Compliance Issues for Americans
Yet, in Europe, Canada, Mexico, and Israel, impacted entities are reasonably far along in preparing for FATCA. Banks are identifying US account holders, seeking waivers of local privacy laws and issuing notices that accounts will be subject to information disclosure to the IRS.
If these clients have not been compliant with US reporting requirements, they have a problem. The IRS still offers its Offshore Voluntary Disclosure Program, but its onerous administrative requirements and ‘one size fits all’ penalty structure have little appeal for the many Americans who have long resided outside the US. Yet, even without a perfect option for resolving prior reporting failures, bank customers who are out of tax compliance need to seek competent US tax advice.
IRS Preparing for FATCA Data
FATCA’s fundamental benefit to the IRS will be to allow it to match data from global financial institutions to US tax returns, more specifically the new Form 8938, another component of FATCA, in place since 2011. The Form reports “Specified Foreign Financial Assets,” including foreign bank accounts, even if the accounts are reported on an FBAR.

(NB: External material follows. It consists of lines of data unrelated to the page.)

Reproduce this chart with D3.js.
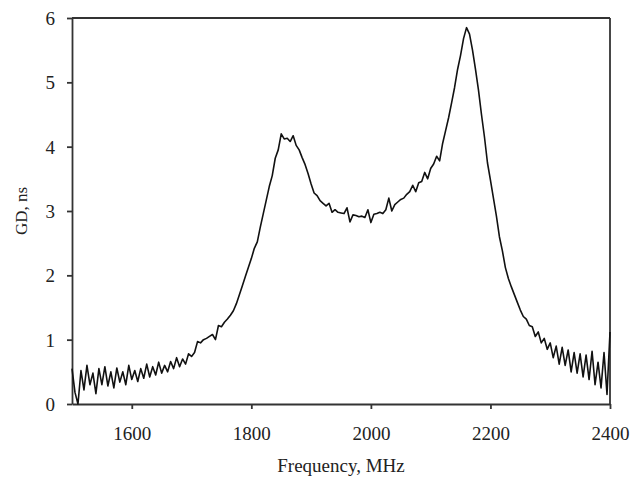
<!DOCTYPE html>
<html>
<head>
<meta charset="utf-8">
<script src="https://cdn.jsdelivr.net/npm/d3@7"></script>
<style>
  body { margin: 0; background: #fff; }
  text { font-family: "Liberation Serif", "Times New Roman", serif; fill: #222; }
</style>
</head>
<body>
<svg id="chart" width="643" height="483"></svg>
<script>
// frequency grid of the sweep (MHz)
const freqStart = 1500;
const freqStep = 5;

// group delay (ns), one value per 5 MHz, 1500..2400
const gdValues = [
    0.55, 0.18, 0.0, 0.52, 0.22, 0.6, 0.3, 0.48, 0.16, 0.55,
    0.3, 0.58, 0.28, 0.5, 0.25, 0.56, 0.34, 0.5, 0.3, 0.6,
    0.38, 0.52, 0.35, 0.55, 0.4, 0.62, 0.42, 0.58, 0.45, 0.65,
    0.48, 0.6, 0.5, 0.66, 0.55, 0.72, 0.58, 0.7, 0.62, 0.78,
    0.74, 0.8, 0.97, 0.95, 1.0, 1.02, 1.05, 1.08, 1.0, 1.22,
    1.2, 1.27, 1.32, 1.38, 1.45, 1.56, 1.7, 1.84, 1.98, 2.12,
    2.26, 2.42, 2.52, 2.75, 2.96, 3.17, 3.38, 3.55, 3.82, 3.95,
    4.2, 4.12, 4.13, 4.08, 4.17, 4.02, 3.95, 3.83, 3.72, 3.58,
    3.42, 3.28, 3.24, 3.16, 3.12, 3.08, 3.12, 2.98, 3.02, 2.98,
    2.97, 2.96, 3.05, 2.83, 2.94, 2.93, 2.91, 2.92, 2.9, 3.02,
    2.82, 2.95, 2.96, 2.98, 2.96, 3.02, 3.2, 3.0, 3.1, 3.14,
    3.18, 3.2, 3.26, 3.3, 3.4, 3.3, 3.44, 3.46, 3.6, 3.5,
    3.66, 3.73, 3.85, 3.78, 4.05, 4.25, 4.45, 4.68, 4.92, 5.2,
    5.42, 5.68, 5.85, 5.75, 5.5, 5.2, 4.88, 4.5, 4.15, 3.75,
    3.48, 3.2, 2.92, 2.6, 2.38, 2.12, 1.95, 1.82, 1.7, 1.58,
    1.46, 1.36, 1.32, 1.22, 1.2, 1.05, 1.12, 0.95, 1.02, 0.85,
    0.95, 0.72, 0.9, 0.62, 0.88, 0.6, 0.84, 0.5, 0.8, 0.48,
    0.78, 0.42, 0.76, 0.38, 0.82, 0.3, 0.65, 0.25, 0.8, 0.15,
    1.12
];

const xTicks = [1600, 1800, 2000, 2200, 2400];
const yTicks = [0, 1, 2, 3, 4, 5, 6];

const data = gdValues.map((v, i) => ({ f: freqStart + i * freqStep, gd: v }));

const svg = d3.select("#chart");
const margin = { top: 18, right: 33, bottom: 79, left: 72 };
const width = +svg.attr("width");
const height = +svg.attr("height");
const innerWidth = width - margin.left - margin.right;
const innerHeight = height - margin.top - margin.bottom;

const x = d3.scaleLinear().domain([1500, 2400]).range([0, innerWidth]);
const y = d3.scaleLinear().domain([0, 6]).range([innerHeight, 0]);

const g = svg.append("g")
    .attr("transform", `translate(${margin.left},${margin.top})`);

const axisColor = "#333";

// frame: top and right edges
g.append("line")
    .attr("x1", 0).attr("x2", innerWidth)
    .attr("y1", 0).attr("y2", 0)
    .attr("stroke", axisColor).attr("stroke-width", 1.8);
g.append("line")
    .attr("x1", innerWidth).attr("x2", innerWidth)
    .attr("y1", 0).attr("y2", innerHeight)
    .attr("stroke", axisColor).attr("stroke-width", 1.8);

const xAxis = g.append("g")
    .attr("transform", `translate(0,${innerHeight})`)
    .call(d3.axisBottom(x).tickValues(xTicks).tickFormat(d3.format("d"))
        .tickSize(5).tickSizeOuter(0));

xAxis.selectAll("text")
    .attr("y", 36)
    .attr("dy", null)
    .style("font-size", "19px");

const yAxis = g.append("g")
    .call(d3.axisLeft(y).tickValues(yTicks).tickFormat(d3.format("d"))
        .tickSize(5).tickSizeOuter(0));

yAxis.selectAll("text")
    .attr("x", -17)
    .attr("dy", "0.34em")
    .style("font-size", "19px");

[xAxis, yAxis].forEach(ax => {
    ax.attr("font-family", null).attr("font-size", null);
    ax.select(".domain").attr("stroke", axisColor).attr("stroke-width", 1.8);
    ax.selectAll(".tick line").attr("stroke", axisColor).attr("stroke-width", 1.8);
});

const line = d3.line()
    .x(d => x(d.f))
    .y(d => y(d.gd));

g.append("path")
    .datum(data)
    .attr("fill", "none")
    .attr("stroke", "#111")
    .attr("stroke-width", 1.6)
    .attr("stroke-linejoin", "round")
    .attr("d", line);

g.append("text")
    .attr("x", innerWidth / 2)
    .attr("y", innerHeight + 68)
    .attr("text-anchor", "middle")
    .style("font-size", "19px")
    .text("Frequency, MHz");

g.append("text")
    .attr("transform", `translate(${-margin.left + 27},${innerHeight / 2}) rotate(-90)`)
    .attr("text-anchor", "middle")
    .style("font-size", "17px")
    .text("GD, ns");
</script>
</body>
</html>
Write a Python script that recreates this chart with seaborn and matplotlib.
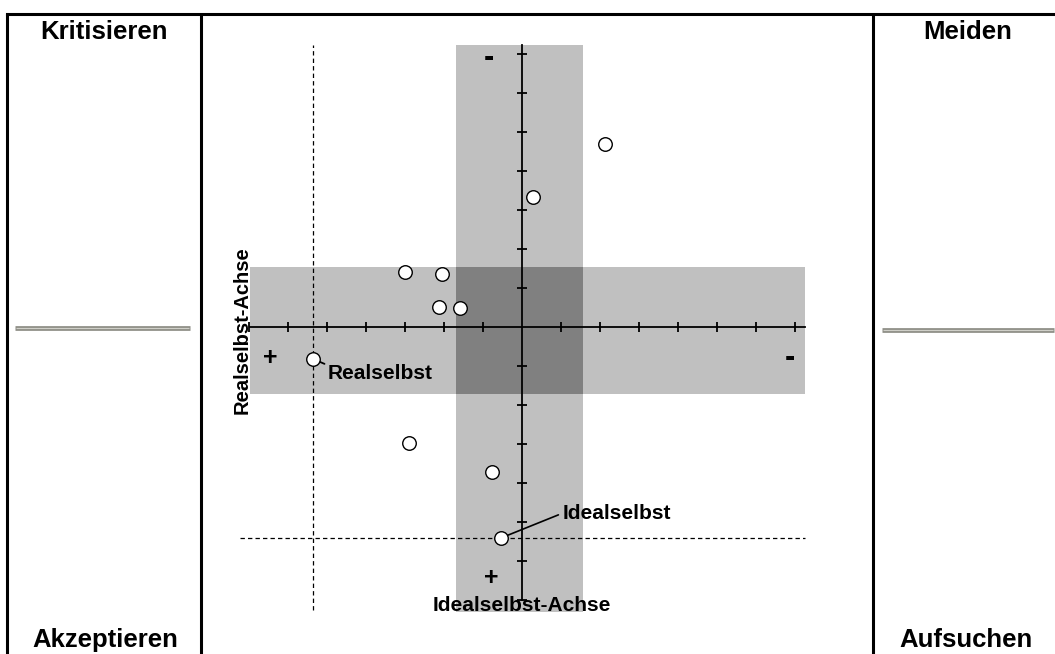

The technology necessary for the IRS to utilise FATCA-based information is in the early stages of development. The IRS has finalised a format for exchanging FATCA under IGAs is completing the requirements for data exchange services for further automatic disclosure. Eventually, the IRS can be expected to take data suggesting non-compliance by a US taxpayer and generate a series of escalating contacts, leading to audits, criminal investigations, and generating, perhaps, a new round later in this decade of offshore enforcement actions.
Trusts and Trustees
A looming issue for 2014 will be how trust companies and trustees sort out under FATCA. The regulations create a complicated framework by which some foreign trusts are NFFEs and some are FFIs, and are similarly varied as to how corporate and individual trustees are classified. The rules can differ depending on whether an IGA is in place, and among jurisdictions. Trusts themselves may be FFIs in some circumstances and NFFEs in others, sometimes depending on the precise legal status of the trust under US tax law. Foreign trust companies, individual trustees, and persons affiliated with foreign trusts should be evaluating their status under FATCA. They are subject to the same forthcoming deadlines as major banks around the world.
Much of the world’s financial community has accepted that FATCA will remain the law of the US. Indeed, tax authorities are looking to FATCA as one mechanism by which the flow of financial information across borders can serve their own fiscal purposes. Wealth managers, trust companies, private banks and others should move forward to review their potential regulatory responsibilities under the statute, and US persons whose accounts and structures may now be subject to automatic disclosure, if they are not in full tax compliance, should consider their legal options.